Depois do vírus e da crise, um acordo comercial desastroso

Não podemos ratificar o acordo UE-Mercosul. Depois do vírus, depois da crise, a última coisa de que precisaremos é de mais um tratado comercial desastroso.

Todos os países, em maior ou menor escala, participam no comércio internacional. Exportar e importar, trocar com o mundo, não é sempre benigno, nem maligno; não é por natureza justo, nem injusto - tudo depende, claro está, da forma como é feito. Assim, quando dois blocos de países negoceiam um tratado para aumentar e facilitar o comércio de parte a parte, isto pode ser feito de forma equitativa e transparente, respeitando o ambiente e os direitos humanos; mas também pode, pelo contrário, ser usado como mero instrumento de enriquecimento de grandes empresas multinacionais, à custa do planeta, de postos de trabalho, da democracia e até de vidas humanas.

Infelizmente, esta última hipótese é aquela com que estamos prestes a ser confrontados, com o acordo UE-Mercosul, um tratado comercial negociado entre a União Europeia e o Mercosul (Brasil, Argentina, Uruguai e Paraguai). Este acordo, preparado ao longo de duas décadas de avanços e recuos, está quase a tornar-se uma realidade: depois de, em 2019, ter sido assinado, falta agora que seja aprovado pelo Conselho Europeu e ratificado pelo Parlamento Europeu. E, se for aprovado, esperam-nos consequências desastrosas.

Antes de mais, o acordo UE-Mercosul contribuiria para acelerar as alterações climáticas que põem em perigo a sobrevivência da própria civilização, e que muito em breve se aproximam de um ponto de não-retorno. Já é danoso o suficiente que, sendo o transporte marítimo responsável por 17% das emissões globais de carbono, o aumento considerável da circulação de produtos entre os dois lados do Atlântico vá levar a um aumento equivalente da emissão de gases com efeito de estufa, precisamente na altura em que deveríamos fazer todos os esforços possíveis para reduzir a nossa pegada. Mas os problemas ambientais não acabam aqui.

O acordo UE-Mercosul aumentaria a importação, para a Europa, de produtos como a carne, o etanol e a soja, cuja produção agrícola tem estado ligada, na América do Sul, à desflorestação. E isto não conduzirá apenas a uma perda de biodiversidade. Visto que as florestas absorvem uma enorme quantidade de dióxido de carbono, a sua destruição não só nos roubará um instrumento importante para abrandar as alterações climáticas, como levará directamente à libertação de carbono previamente armazenado. O perigo é especialmente grande para a Amazónia, no meio da destruição, promovida por Jair Bolsonaro, de que está já a ser alvo - o acordo UE-Mercosul vai recompensar este crime, e aumentar os incentivos para que continue; por outras palavras, os líderes europeus tornar-se-ão nele cúmplices.

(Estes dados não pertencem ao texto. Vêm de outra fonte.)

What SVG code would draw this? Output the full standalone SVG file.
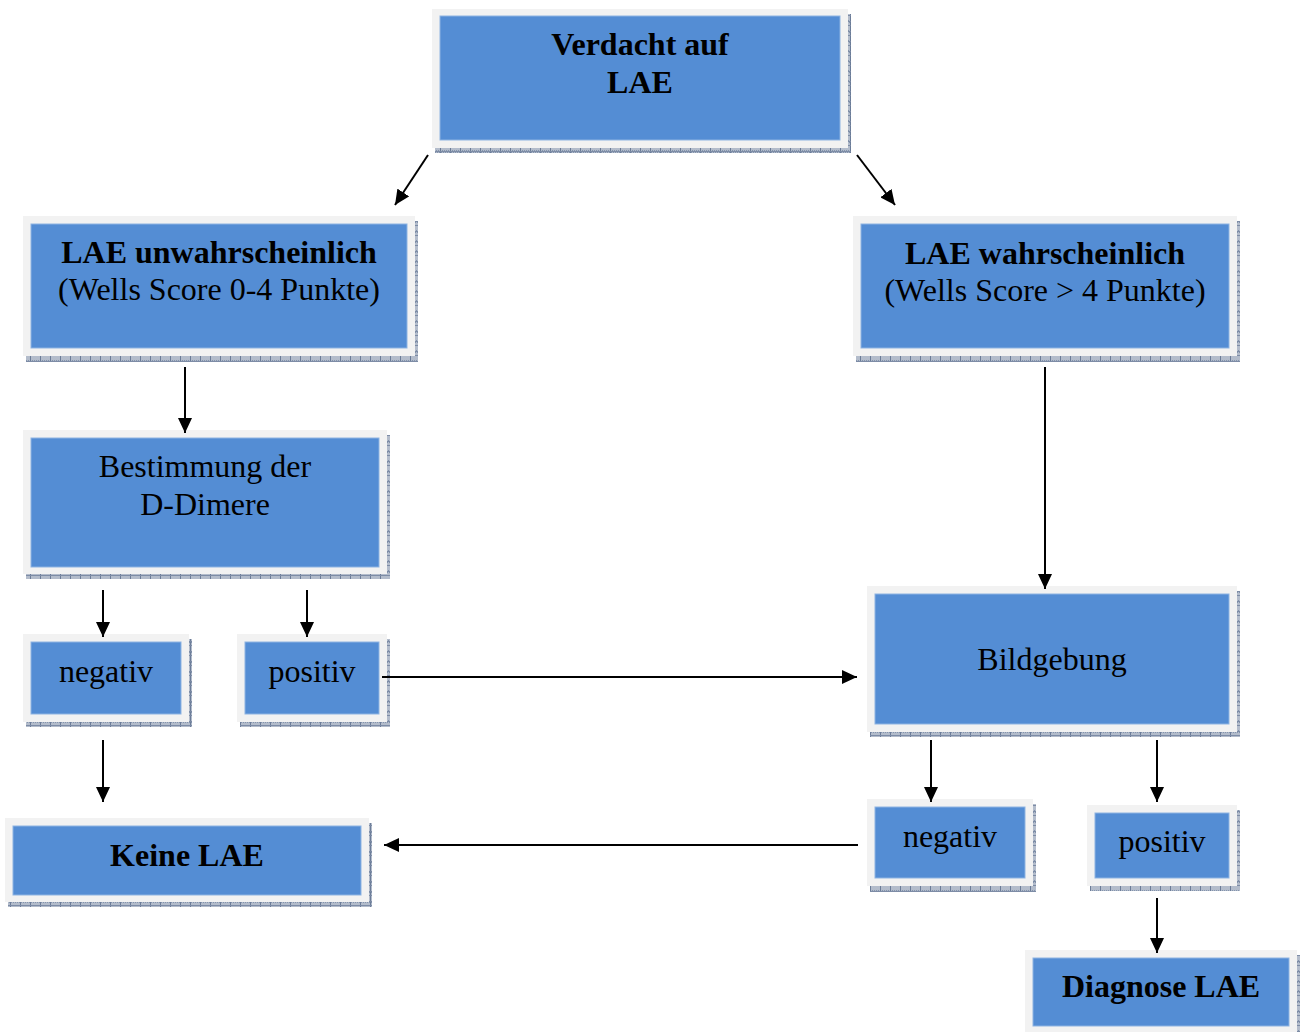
<svg xmlns="http://www.w3.org/2000/svg" width="1302" height="1032" viewBox="0 0 1302 1032">
<defs>
<pattern id="hatch" width="10" height="10" patternUnits="userSpaceOnUse">
<rect width="10" height="10" fill="#b3bccb"/>
<rect width="1" height="1" fill="#8494ad"/><rect x="2" width="1" height="1" fill="#8494ad"/><rect x="4" width="1" height="1" fill="#8494ad"/><rect x="6" width="1" height="1" fill="#8494ad"/><rect x="8" width="1" height="1" fill="#8494ad"/>
<rect y="2" x="1" width="1" height="1" fill="#8494ad"/><rect y="2" x="3" width="1" height="1" fill="#8494ad"/><rect y="2" x="5" width="1" height="1" fill="#8494ad"/><rect y="2" x="7" width="1" height="1" fill="#8494ad"/><rect y="2" x="9" width="1" height="1" fill="#8494ad"/>
<rect x="0" y="0" width="1" height="10" fill="#6b7c98"/>
<rect x="0" y="1" width="10" height="1" fill="#7d8ca6"/>
<rect x="0" y="5" width="10" height="1" fill="#7d8ca6"/>
</pattern>
<marker id="arr" markerUnits="userSpaceOnUse" markerWidth="16" markerHeight="14" refX="15" refY="7" orient="auto">
<path d="M0,0 L15,7 L0,14 z" fill="#000"/>
</marker>
</defs>
<style>
.sh{fill:url(#hatch)}
.fr{fill:#f2f2f2}
.bl{fill:#548dd4;stroke:#8db3e2;stroke-width:1}
.t{font-family:"Liberation Serif","Times New Roman",serif;font-size:32px;fill:#000;text-anchor:middle}
.b{font-weight:bold}
.c{stroke:#000;stroke-width:2;fill:none;marker-end:url(#arr)}
</style>
<rect width="1302" height="1032" fill="#fff"/>

<g id="n1">
<rect class="sh" x="435" y="14" width="416" height="139"/>
<rect class="fr" x="432" y="9" width="416" height="139"/>
<rect class="bl" x="440" y="16" width="400" height="124"/>
<text class="t b" x="640" y="55">Verdacht auf</text>
<text class="t b" x="640" y="93">LAE</text>
</g>

<g id="n2">
<rect class="sh" x="26" y="221" width="392" height="141"/>
<rect class="fr" x="23" y="216" width="392" height="140"/>
<rect class="bl" x="31" y="224" width="376" height="124"/>
<text class="t b" x="219" y="263">LAE unwahrscheinlich</text>
<text class="t" x="219" y="300">(Wells Score 0-4 Punkte)</text>
</g>

<g id="n3">
<rect class="sh" x="856" y="221" width="384" height="141"/>
<rect class="fr" x="853" y="216" width="384" height="140"/>
<rect class="bl" x="861" y="224" width="368" height="124"/>
<text class="t b" x="1045" y="264">LAE wahrscheinlich</text>
<text class="t" x="1045" y="301">(Wells Score &gt; 4 Punkte)</text>
</g>

<g id="n4">
<rect class="sh" x="26" y="435" width="364" height="144"/>
<rect class="fr" x="23" y="430" width="364" height="144"/>
<rect class="bl" x="31" y="438" width="348" height="129"/>
<text class="t" x="205" y="477">Bestimmung der</text>
<text class="t" x="205" y="515">D-Dimere</text>
</g>

<g id="n5">
<rect class="sh" x="26" y="639" width="166" height="88"/>
<rect class="fr" x="23" y="634" width="166" height="88"/>
<rect class="bl" x="31" y="642" width="150" height="72"/>
<text class="t" x="106" y="682">negativ</text>
</g>

<g id="n6">
<rect class="sh" x="240" y="639" width="150" height="88"/>
<rect class="fr" x="237" y="634" width="150" height="88"/>
<rect class="bl" x="245" y="642" width="134" height="72"/>
<text class="t" x="312" y="682">positiv</text>
</g>

<g id="n7">
<rect class="sh" x="870" y="591" width="370" height="146"/>
<rect class="fr" x="867" y="586" width="370" height="146"/>
<rect class="bl" x="875" y="594" width="354" height="130"/>
<text class="t" x="1052" y="670">Bildgebung</text>
</g>

<g id="n8">
<rect class="sh" x="8" y="823" width="364" height="84"/>
<rect class="fr" x="5" y="818" width="364" height="84"/>
<rect class="bl" x="13" y="826" width="348" height="69"/>
<text class="t b" x="187" y="866">Keine LAE</text>
</g>

<g id="n9">
<rect class="sh" x="870" y="804" width="166" height="88"/>
<rect class="fr" x="867" y="799" width="166" height="87"/>
<rect class="bl" x="875" y="807" width="150" height="71"/>
<text class="t" x="950" y="847">negativ</text>
</g>

<g id="n10">
<rect class="sh" x="1090" y="810" width="150" height="81"/>
<rect class="fr" x="1087" y="805" width="150" height="81"/>
<rect class="bl" x="1095" y="813" width="134" height="65"/>
<text class="t" x="1162" y="852">positiv</text>
</g>

<g id="n11">
<rect class="sh" x="1028" y="955" width="272" height="84"/>
<rect class="fr" x="1025" y="950" width="272" height="84"/>
<rect class="bl" x="1033" y="958" width="256" height="68"/>
<text class="t b" x="1161" y="997">Diagnose LAE</text>
</g>

<g id="connectors">
<line class="c" x1="428" y1="155" x2="395" y2="205"/>
<line class="c" x1="857" y1="155" x2="895" y2="205"/>
<line class="c" x1="185" y1="367" x2="185" y2="433"/>
<line class="c" x1="1045" y1="367" x2="1045" y2="589"/>
<line class="c" x1="103" y1="590" x2="103" y2="637"/>
<line class="c" x1="307" y1="590" x2="307" y2="637"/>
<line class="c" x1="382" y1="677" x2="857" y2="677"/>
<line class="c" x1="103" y1="740" x2="103" y2="802"/>
<line class="c" x1="931" y1="740" x2="931" y2="802"/>
<line class="c" x1="1157" y1="740" x2="1157" y2="802"/>
<line class="c" x1="858" y1="845" x2="384" y2="845"/>
<line class="c" x1="1157" y1="898" x2="1157" y2="953"/>
</g>
</svg>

O mesmo se poderia dizer quanto aos graves crimes contra as comunidades indígenas no Brasil: como consequência de uma corrida aos recursos naturais dos seus territórios, estas populações têm sofrido expropriações com enorme violência. Ora, o acordo UE-Mercosul vai fazer crescer o mercado para esses mesmos recursos, enquanto a liderança europeia fecha os olhos aos massacres que têm acontecido. Ao mesmo tempo, crescerá o mercado para produtos ligados directamente ao uso intensivo de pesticidas, com consequências graves para a saúde de populações em zonas rurais dos países do Mercosul, expostas no seu dia-a-dia a uma forma de envenenamento.

E do lado de cá do Atlântico? Se é verdade que o acordo ajudaria partes do sector industrial europeu, a redução e eliminação das taxas aduaneiras vai ameaçar o ganha-pão dos nossos agricultores. E dos produtores de carne de porco - num sector que até produz em excesso e portanto consegue exportar milhões de toneladas por ano. Assim, o pacto com o Mercosul levará a que importemos produtos que já produzimos com padrões mais elevados, enquanto obrigamos os nossos produtores a uma competição impossível e desigual. Uma das possíveis “soluções”? Baixarmos os nossos próprios padrões de defesa do consumidor, enfraquecendo controlos de qualidade e pondo a nossa saúde em perigo.

Todos estes problemas poderiam eventualmente ser desvalorizados, se o acordo tivesse pelo menos resultado de um processo transparente, sujeito a escrutínio democrático. Não é o caso. Foi negociado em secretismo, e já está assinado, mas nem sequer temos ainda acesso ao seu texto completo. Não houve qualquer debate público sobre uma decisão tão importante.

Não podemos, portanto, ratificar o acordo UE-Mercosul. Vivemos tempos de enorme sofrimento às mãos de uma pandemia e de uma crise económica sem precedentes. Depois do vírus, depois da crise, a última coisa de que precisaremos é de mais um tratado comercial desastroso.